Me: I wish I had more time to do my tasks.
2020: Say no more!
Boy, was I in for the surprise that this year had in store. It’s not officially over, but I’m only projecting good vibes until the finish line! I can only speak for myself that the ups and downs that came with twenty-twenty have taught me more about myself. The unfoldment of each morning resulted in deep gratitude at the end of the day. I’ll share a bit of what I call ‘pandemic wahala,’ and I know most people would echo my sentiments.
Like many people out there, in 2019, I had plans for the year 2020. No, it had nothing to do with a new year’s resolution on exercising more. It had to do with making more strides as an author and public speaker. My new book was going to be released, and I was going to have meet-ups, book talks, and book expos. 2020 was going to be my year of breaking out of my writing cave. It was exciting and nerve-wracking to plan, but I was up for it because I was practicing hard.
January – smiles, writing, coffee, and complaints about the cold weather. Typical Emem.
February – birthday and more complaints of cold weather. Typical Emem.
Mid-March – trying to understand what Covid-19 was and getting hit by mandatory quarantine and shutdowns. Confused Emem.
April – the dawning of what life was going to be like with a looming pandemic and confusion in the air.
May – everything becoming virtual, including my book release and author talk. Cancellation galore and homebody activated.
And now, Pandemic wahala:
The feeling of the eyes: they felt heavy whether wide awake or sleepy due to indoor lighting. Natural light became a bit too bright. Vamps, I see you!
The tale of a stuffy head: it sometimes felt like when my box braids are wet and wrapped in a towel. If you know, you know.
The uneven skin tone: I usually say I have ‘summer skin’ or ‘winter skin.’ This time it was ‘little or no exposure to sunlight skin.’
The slug walk: it is known to those active people who stopped exercising and had limited movement within their abode.
I continued writing, so I was still busy, but there was a notable difference between my regular schedule and quarantine schedule. There were more indoor tasks and no outdoor tasks.
I caught up with my ‘to-do’ tasks at home, like mounting paintings and photos that I meant to do a gazillion years ago. I finally started tackling my ‘to-read’ pile of books.

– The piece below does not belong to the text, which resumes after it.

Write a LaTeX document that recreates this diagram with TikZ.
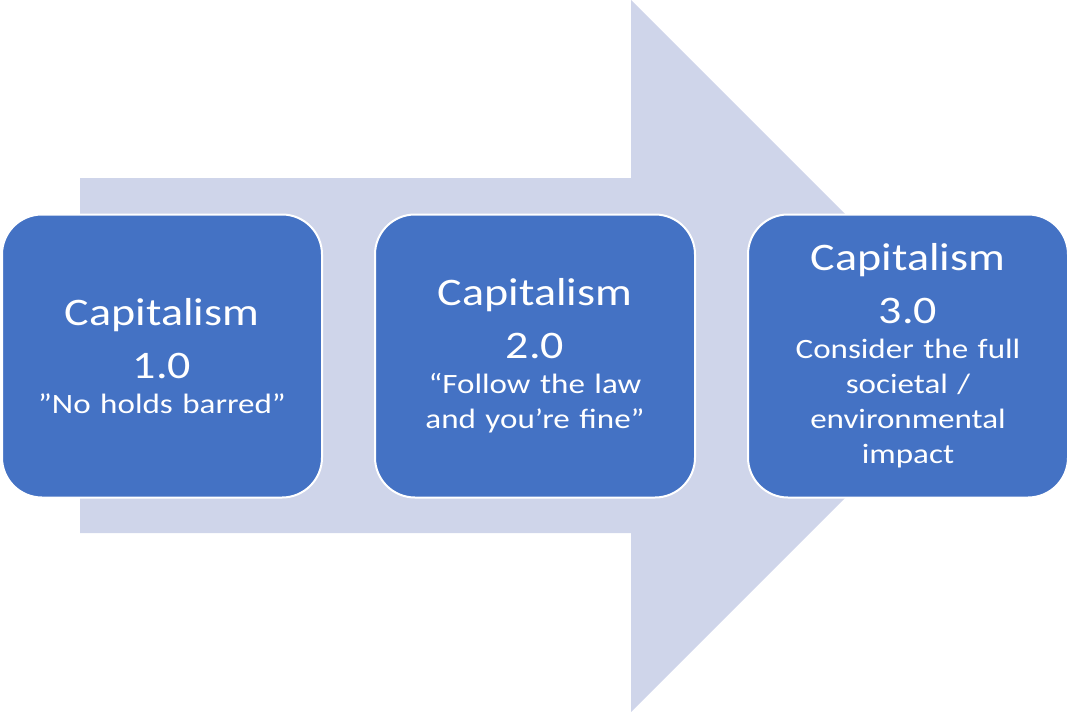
\documentclass[tikz,border=0pt]{standalone}
\usepackage{fontspec}
\setmainfont{Carlito}
\newfontfamily\capfont[FakeStretch=1.18]{Carlito}
\usepackage{tikz}
\usetikzlibrary{positioning}

\definecolor{capblue}{HTML}{4472C4}
\definecolor{flowgray}{HTML}{CFD5EA}

\tikzset{
  stagebox/.style={rectangle, rounded corners=40pt, fill=capblue, draw=white,
    line width=2pt, minimum width=320pt, minimum height=283pt, inner sep=0pt,
    text width=310pt, align=center, text=white, font=\capfont},
}
\newcommand{\stagetitle}[1]{{\fontsize{39}{53}\selectfont Capitalism\\#1\par}}
\newcommand{\stagetext}[1]{{\fontsize{28}{35}\selectfont\spaceskip=0.34em\relax #1\par}}

\begin{document}
\begin{tikzpicture}[x=1pt, y=-1pt, node distance=51pt]
  \useasboundingbox (0,0) rectangle (1068,712);

  % Big arrow behind the stages
  \fill[flowgray] (80,178) -- (631,178) -- (631,0) -- (987,356)
    -- (631,712) -- (631,533) -- (80,533) -- cycle;

  % Stages
  \node[stagebox] (cap1) at (162,356) {\stagetitle{1.0}\stagetext{”No holds barred”}};
  \node[stagebox, right=of cap1] (cap2) {\stagetitle{2.0}\stagetext{“Follow the law\\and you’re fine”}};
  \node[stagebox, right=of cap2] (cap3) {\stagetitle{3.0}\stagetext{Consider the full\\societal /\\environmental\\impact}};
\end{tikzpicture}
\end{document}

I started projects that were lagging because of the ‘no time’ excuse.
While I got busy, I also struggled with not doing what I used to do regularly. I had subconsciously set out days and times of the day for tasks when life was “normal.” And so, my preferred movie day would come along, and I would be sad. Or my preferred eating out at a particular restaurant day or just a simple stroll day. It was gloomy to be indoors during those moments. Sometimes I would peek at the perfect weather and imagine what I could have been doing and with whom. Times like that were not easy to bear.
What about canceled appointments? Yes, these were tough. Some cancellations helped me save money and get much-needed rest. I needed a reset to my mindset. I needed to be more appreciative because I had so many reasons to be grateful. I started by giving my calendar a makeover:
I woke up one morning thinking of using this spare time to better myself. I still had so many things to do. Some became harder, and others easy to manage. I decided to simplify things with the use of a timetable. I tweaked my daily/weekly activities with the purpose of self-improvement - body, and mind. While I was already doing some of these things, I had to do better while finding a balance with the new reality. Exercising indoors was added to the list, and communicating virtually with others outside my small circle was also added. I added more time to things geared towards growth and less time to useless things. I did a schedule haul.
Verdict: it feels better. It’s not great, but it’s way better than when quarantine started in March, and I just watched the days pass, wondering when life would go back to normal.
What difference has 2020 made to you and your regular routine? What have you learned about yourself? What advice do you have for those who are still finding everything difficult to bear?
Please, don’t take yourself for granted. Don’t rush out to attend gatherings because you miss people. Stay safe so others can also be safe!
*wahala: a Nigerian slang that means "Problem" or "Trouble" depending on the context.